Task to complete: Reproduce every entry that follows word for word, but omit the images.

(Dataset items)
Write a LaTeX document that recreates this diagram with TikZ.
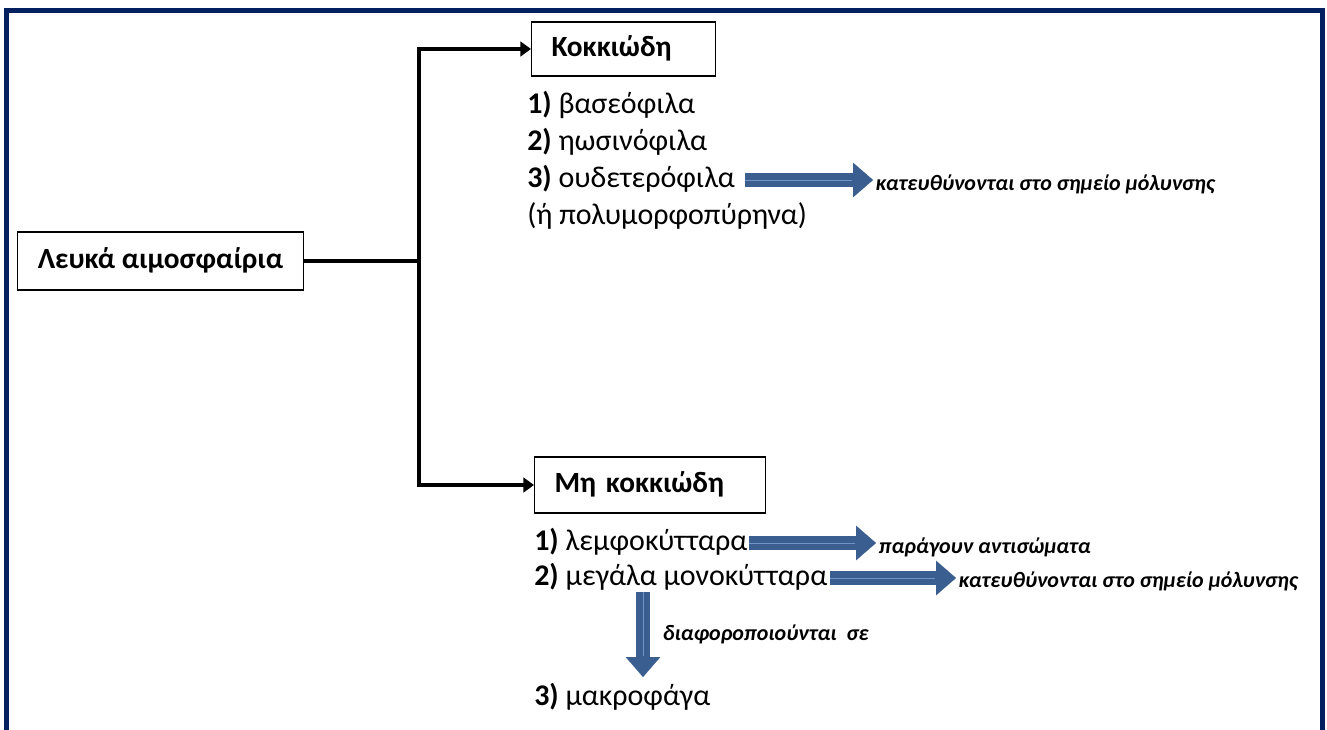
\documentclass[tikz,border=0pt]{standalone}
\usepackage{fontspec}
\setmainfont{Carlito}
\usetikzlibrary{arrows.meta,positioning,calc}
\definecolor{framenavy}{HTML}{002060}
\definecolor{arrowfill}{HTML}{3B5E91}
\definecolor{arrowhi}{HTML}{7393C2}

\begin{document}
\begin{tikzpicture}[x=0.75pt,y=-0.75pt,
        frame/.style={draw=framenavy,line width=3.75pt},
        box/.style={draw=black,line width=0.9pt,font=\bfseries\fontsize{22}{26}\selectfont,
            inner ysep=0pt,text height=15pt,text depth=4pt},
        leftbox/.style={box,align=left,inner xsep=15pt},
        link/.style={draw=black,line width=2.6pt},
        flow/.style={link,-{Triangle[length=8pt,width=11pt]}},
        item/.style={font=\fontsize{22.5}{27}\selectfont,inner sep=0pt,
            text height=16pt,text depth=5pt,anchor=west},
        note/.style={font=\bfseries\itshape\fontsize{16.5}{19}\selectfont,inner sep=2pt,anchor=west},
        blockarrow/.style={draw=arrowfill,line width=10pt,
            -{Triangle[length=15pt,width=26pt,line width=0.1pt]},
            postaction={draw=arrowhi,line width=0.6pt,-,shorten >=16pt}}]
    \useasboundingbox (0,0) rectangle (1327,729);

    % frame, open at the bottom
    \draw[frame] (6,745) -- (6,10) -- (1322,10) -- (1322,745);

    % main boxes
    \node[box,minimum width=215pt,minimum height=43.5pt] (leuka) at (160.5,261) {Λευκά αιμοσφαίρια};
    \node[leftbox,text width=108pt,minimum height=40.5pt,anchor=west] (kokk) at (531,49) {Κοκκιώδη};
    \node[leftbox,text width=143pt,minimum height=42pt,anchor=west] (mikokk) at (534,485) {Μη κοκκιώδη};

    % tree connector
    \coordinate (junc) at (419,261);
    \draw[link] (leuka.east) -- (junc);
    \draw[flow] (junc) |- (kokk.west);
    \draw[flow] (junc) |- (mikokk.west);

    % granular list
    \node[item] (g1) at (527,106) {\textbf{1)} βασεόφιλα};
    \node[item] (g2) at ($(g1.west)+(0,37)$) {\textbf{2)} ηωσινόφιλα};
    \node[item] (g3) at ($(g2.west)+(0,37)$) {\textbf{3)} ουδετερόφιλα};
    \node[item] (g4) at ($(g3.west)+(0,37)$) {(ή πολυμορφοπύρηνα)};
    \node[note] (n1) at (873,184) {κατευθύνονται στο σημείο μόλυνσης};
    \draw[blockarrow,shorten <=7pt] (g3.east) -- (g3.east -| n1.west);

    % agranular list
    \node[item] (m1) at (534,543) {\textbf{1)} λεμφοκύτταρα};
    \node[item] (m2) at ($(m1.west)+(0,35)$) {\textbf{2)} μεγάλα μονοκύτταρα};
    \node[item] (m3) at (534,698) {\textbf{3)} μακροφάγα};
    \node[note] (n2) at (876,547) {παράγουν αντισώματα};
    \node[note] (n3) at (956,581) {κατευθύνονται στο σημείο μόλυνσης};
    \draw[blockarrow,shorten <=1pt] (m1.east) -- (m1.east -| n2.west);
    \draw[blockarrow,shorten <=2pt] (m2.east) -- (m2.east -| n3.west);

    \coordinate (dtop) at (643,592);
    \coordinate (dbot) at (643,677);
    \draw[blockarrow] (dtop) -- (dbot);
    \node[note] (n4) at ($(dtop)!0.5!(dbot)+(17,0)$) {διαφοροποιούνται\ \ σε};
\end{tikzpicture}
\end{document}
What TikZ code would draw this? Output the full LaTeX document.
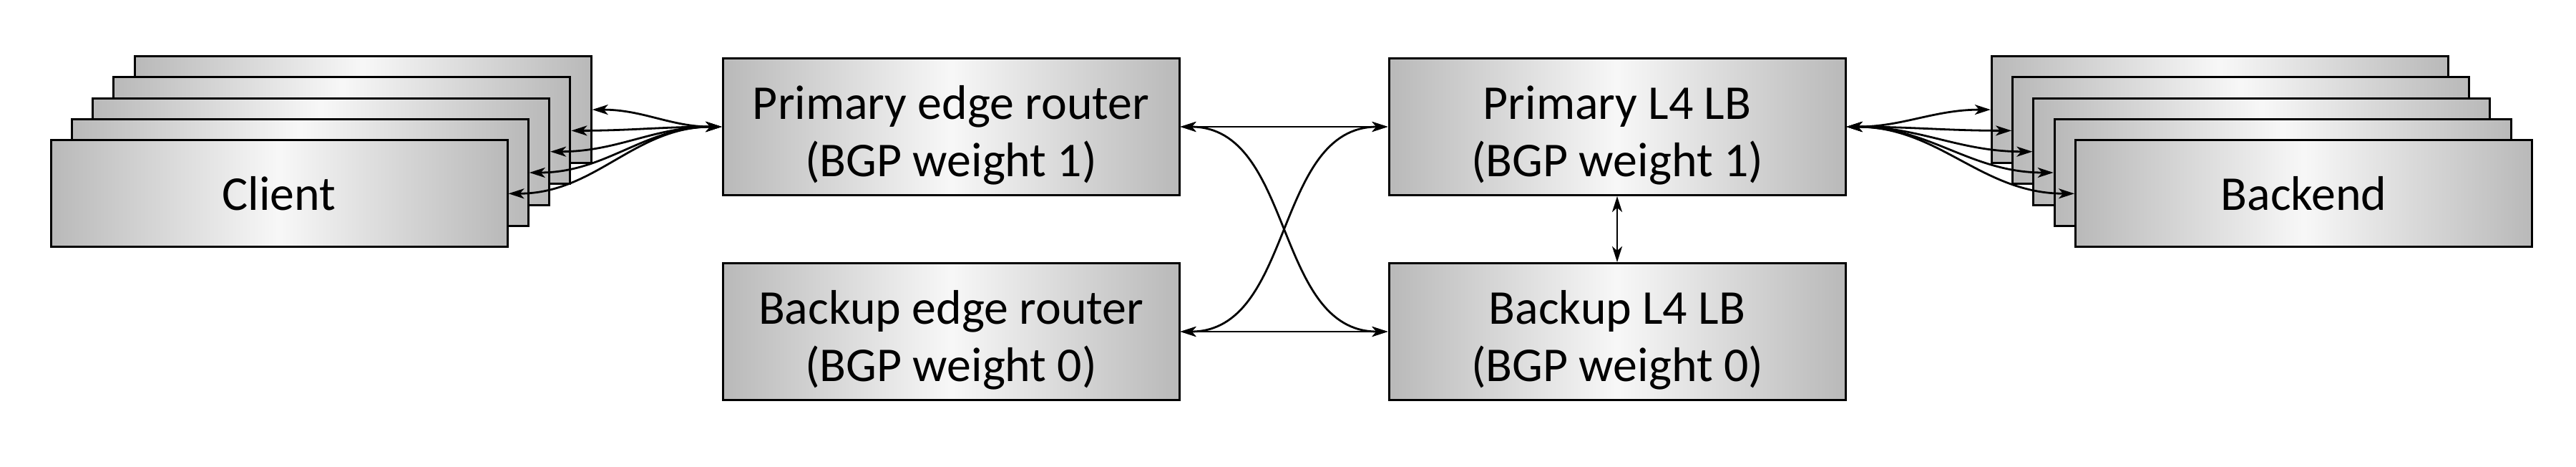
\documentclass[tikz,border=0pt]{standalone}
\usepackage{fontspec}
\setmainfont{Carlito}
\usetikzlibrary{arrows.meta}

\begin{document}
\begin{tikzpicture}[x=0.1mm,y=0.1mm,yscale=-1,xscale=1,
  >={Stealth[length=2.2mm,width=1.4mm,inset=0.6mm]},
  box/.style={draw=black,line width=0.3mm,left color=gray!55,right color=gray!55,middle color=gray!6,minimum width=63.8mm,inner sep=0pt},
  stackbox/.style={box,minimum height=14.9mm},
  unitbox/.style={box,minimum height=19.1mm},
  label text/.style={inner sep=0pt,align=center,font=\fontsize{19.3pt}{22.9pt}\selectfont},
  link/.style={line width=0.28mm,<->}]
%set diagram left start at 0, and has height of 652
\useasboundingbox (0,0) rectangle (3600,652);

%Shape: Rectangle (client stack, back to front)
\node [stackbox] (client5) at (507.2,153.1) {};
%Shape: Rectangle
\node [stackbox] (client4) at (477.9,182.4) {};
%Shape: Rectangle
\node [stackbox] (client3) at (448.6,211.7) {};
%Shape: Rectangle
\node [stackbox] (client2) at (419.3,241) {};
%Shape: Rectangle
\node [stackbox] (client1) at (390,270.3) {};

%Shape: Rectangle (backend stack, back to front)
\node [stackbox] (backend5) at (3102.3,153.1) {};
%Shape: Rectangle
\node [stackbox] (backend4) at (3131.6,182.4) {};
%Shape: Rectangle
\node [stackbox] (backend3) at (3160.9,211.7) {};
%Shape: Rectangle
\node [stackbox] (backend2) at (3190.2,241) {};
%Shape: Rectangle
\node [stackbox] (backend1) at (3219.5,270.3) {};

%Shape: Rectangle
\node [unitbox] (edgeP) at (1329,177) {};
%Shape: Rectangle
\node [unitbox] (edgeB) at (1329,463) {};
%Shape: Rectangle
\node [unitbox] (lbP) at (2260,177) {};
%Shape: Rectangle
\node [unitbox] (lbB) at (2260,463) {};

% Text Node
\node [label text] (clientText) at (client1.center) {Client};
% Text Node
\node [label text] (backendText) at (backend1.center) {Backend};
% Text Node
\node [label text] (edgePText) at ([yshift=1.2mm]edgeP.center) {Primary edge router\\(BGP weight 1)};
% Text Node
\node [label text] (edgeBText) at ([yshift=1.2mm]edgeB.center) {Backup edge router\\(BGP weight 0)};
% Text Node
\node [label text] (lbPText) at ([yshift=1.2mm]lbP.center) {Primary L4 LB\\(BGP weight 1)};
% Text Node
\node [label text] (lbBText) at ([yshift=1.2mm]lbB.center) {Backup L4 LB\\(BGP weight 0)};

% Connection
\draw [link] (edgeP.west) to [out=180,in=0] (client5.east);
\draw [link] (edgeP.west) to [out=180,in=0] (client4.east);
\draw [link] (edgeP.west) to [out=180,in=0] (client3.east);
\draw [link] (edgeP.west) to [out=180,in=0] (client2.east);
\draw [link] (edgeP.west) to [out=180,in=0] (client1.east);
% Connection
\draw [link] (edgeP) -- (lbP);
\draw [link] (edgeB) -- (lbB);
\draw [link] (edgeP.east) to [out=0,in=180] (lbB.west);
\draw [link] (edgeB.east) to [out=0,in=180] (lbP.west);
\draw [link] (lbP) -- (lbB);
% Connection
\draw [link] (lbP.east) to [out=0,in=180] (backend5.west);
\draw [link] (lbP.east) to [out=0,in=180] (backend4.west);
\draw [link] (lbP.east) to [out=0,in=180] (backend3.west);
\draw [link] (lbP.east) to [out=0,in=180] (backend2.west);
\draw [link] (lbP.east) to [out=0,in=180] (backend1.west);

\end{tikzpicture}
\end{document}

Answer to the problem:
Write a LaTeX document that recreates this diagram with TikZ.
\documentclass[tikz,border=0pt]{standalone}
\usepackage{fontspec}
\setmainfont{Carlito}
\usetikzlibrary{arrows.meta,positioning,calc}
\definecolor{framenavy}{HTML}{002060}
\definecolor{arrowfill}{HTML}{3B5E91}
\definecolor{arrowhi}{HTML}{7393C2}

\begin{document}
\begin{tikzpicture}[x=0.75pt,y=-0.75pt,
        frame/.style={draw=framenavy,line width=3.75pt},
        box/.style={draw=black,line width=0.9pt,font=\bfseries\fontsize{22}{26}\selectfont,
            inner ysep=0pt,text height=15pt,text depth=4pt},
        leftbox/.style={box,align=left,inner xsep=15pt},
        link/.style={draw=black,line width=2.6pt},
        flow/.style={link,-{Triangle[length=8pt,width=11pt]}},
        item/.style={font=\fontsize{22.5}{27}\selectfont,inner sep=0pt,
            text height=16pt,text depth=5pt,anchor=west},
        note/.style={font=\bfseries\itshape\fontsize{16.5}{19}\selectfont,inner sep=2pt,anchor=west},
        blockarrow/.style={draw=arrowfill,line width=10pt,
            -{Triangle[length=15pt,width=26pt,line width=0.1pt]},
            postaction={draw=arrowhi,line width=0.6pt,-,shorten >=16pt}}]
    \useasboundingbox (0,0) rectangle (1327,729);

    % frame, open at the bottom
    \draw[frame] (6,745) -- (6,10) -- (1322,10) -- (1322,745);

    % main boxes
    \node[box,minimum width=215pt,minimum height=43.5pt] (leuka) at (160.5,261) {Λευκά αιμοσφαίρια};
    \node[leftbox,text width=108pt,minimum height=40.5pt,anchor=west] (kokk) at (531,49) {Κοκκιώδη};
    \node[leftbox,text width=143pt,minimum height=42pt,anchor=west] (mikokk) at (534,485) {Μη κοκκιώδη};

    % tree connector
    \coordinate (junc) at (419,261);
    \draw[link] (leuka.east) -- (junc);
    \draw[flow] (junc) |- (kokk.west);
    \draw[flow] (junc) |- (mikokk.west);

    % granular list
    \node[item] (g1) at (527,106) {\textbf{1)} βασεόφιλα};
    \node[item] (g2) at ($(g1.west)+(0,37)$) {\textbf{2)} ηωσινόφιλα};
    \node[item] (g3) at ($(g2.west)+(0,37)$) {\textbf{3)} ουδετερόφιλα};
    \node[item] (g4) at ($(g3.west)+(0,37)$) {(ή πολυμορφοπύρηνα)};
    \node[note] (n1) at (873,184) {κατευθύνονται στο σημείο μόλυνσης};
    \draw[blockarrow,shorten <=7pt] (g3.east) -- (g3.east -| n1.west);

    % agranular list
    \node[item] (m1) at (534,543) {\textbf{1)} λεμφοκύτταρα};
    \node[item] (m2) at ($(m1.west)+(0,35)$) {\textbf{2)} μεγάλα μονοκύτταρα};
    \node[item] (m3) at (534,698) {\textbf{3)} μακροφάγα};
    \node[note] (n2) at (876,547) {παράγουν αντισώματα};
    \node[note] (n3) at (956,581) {κατευθύνονται στο σημείο μόλυνσης};
    \draw[blockarrow,shorten <=1pt] (m1.east) -- (m1.east -| n2.west);
    \draw[blockarrow,shorten <=2pt] (m2.east) -- (m2.east -| n3.west);

    \coordinate (dtop) at (643,592);
    \coordinate (dbot) at (643,677);
    \draw[blockarrow] (dtop) -- (dbot);
    \node[note] (n4) at ($(dtop)!0.5!(dbot)+(17,0)$) {διαφοροποιούνται\ \ σε};
\end{tikzpicture}
\end{document}
What TikZ code would draw this? Output the full LaTeX document.
\documentclass[tikz,border=0pt]{standalone}
\usepackage{fontspec}
\setmainfont{Carlito}
\usetikzlibrary{arrows.meta}

\begin{document}
\begin{tikzpicture}[x=0.1mm,y=0.1mm,yscale=-1,xscale=1,
  >={Stealth[length=2.2mm,width=1.4mm,inset=0.6mm]},
  box/.style={draw=black,line width=0.3mm,left color=gray!55,right color=gray!55,middle color=gray!6,minimum width=63.8mm,inner sep=0pt},
  stackbox/.style={box,minimum height=14.9mm},
  unitbox/.style={box,minimum height=19.1mm},
  label text/.style={inner sep=0pt,align=center,font=\fontsize{19.3pt}{22.9pt}\selectfont},
  link/.style={line width=0.28mm,<->}]
%set diagram left start at 0, and has height of 652
\useasboundingbox (0,0) rectangle (3600,652);

%Shape: Rectangle (client stack, back to front)
\node [stackbox] (client5) at (507.2,153.1) {};
%Shape: Rectangle
\node [stackbox] (client4) at (477.9,182.4) {};
%Shape: Rectangle
\node [stackbox] (client3) at (448.6,211.7) {};
%Shape: Rectangle
\node [stackbox] (client2) at (419.3,241) {};
%Shape: Rectangle
\node [stackbox] (client1) at (390,270.3) {};

%Shape: Rectangle (backend stack, back to front)
\node [stackbox] (backend5) at (3102.3,153.1) {};
%Shape: Rectangle
\node [stackbox] (backend4) at (3131.6,182.4) {};
%Shape: Rectangle
\node [stackbox] (backend3) at (3160.9,211.7) {};
%Shape: Rectangle
\node [stackbox] (backend2) at (3190.2,241) {};
%Shape: Rectangle
\node [stackbox] (backend1) at (3219.5,270.3) {};

%Shape: Rectangle
\node [unitbox] (edgeP) at (1329,177) {};
%Shape: Rectangle
\node [unitbox] (edgeB) at (1329,463) {};
%Shape: Rectangle
\node [unitbox] (lbP) at (2260,177) {};
%Shape: Rectangle
\node [unitbox] (lbB) at (2260,463) {};

% Text Node
\node [label text] (clientText) at (client1.center) {Client};
% Text Node
\node [label text] (backendText) at (backend1.center) {Backend};
% Text Node
\node [label text] (edgePText) at ([yshift=1.2mm]edgeP.center) {Primary edge router\\(BGP weight 1)};
% Text Node
\node [label text] (edgeBText) at ([yshift=1.2mm]edgeB.center) {Backup edge router\\(BGP weight 0)};
% Text Node
\node [label text] (lbPText) at ([yshift=1.2mm]lbP.center) {Primary L4 LB\\(BGP weight 1)};
% Text Node
\node [label text] (lbBText) at ([yshift=1.2mm]lbB.center) {Backup L4 LB\\(BGP weight 0)};

% Connection
\draw [link] (edgeP.west) to [out=180,in=0] (client5.east);
\draw [link] (edgeP.west) to [out=180,in=0] (client4.east);
\draw [link] (edgeP.west) to [out=180,in=0] (client3.east);
\draw [link] (edgeP.west) to [out=180,in=0] (client2.east);
\draw [link] (edgeP.west) to [out=180,in=0] (client1.east);
% Connection
\draw [link] (edgeP) -- (lbP);
\draw [link] (edgeB) -- (lbB);
\draw [link] (edgeP.east) to [out=0,in=180] (lbB.west);
\draw [link] (edgeB.east) to [out=0,in=180] (lbP.west);
\draw [link] (lbP) -- (lbB);
% Connection
\draw [link] (lbP.east) to [out=0,in=180] (backend5.west);
\draw [link] (lbP.east) to [out=0,in=180] (backend4.west);
\draw [link] (lbP.east) to [out=0,in=180] (backend3.west);
\draw [link] (lbP.east) to [out=0,in=180] (backend2.west);
\draw [link] (lbP.east) to [out=0,in=180] (backend1.west);

\end{tikzpicture}
\end{document}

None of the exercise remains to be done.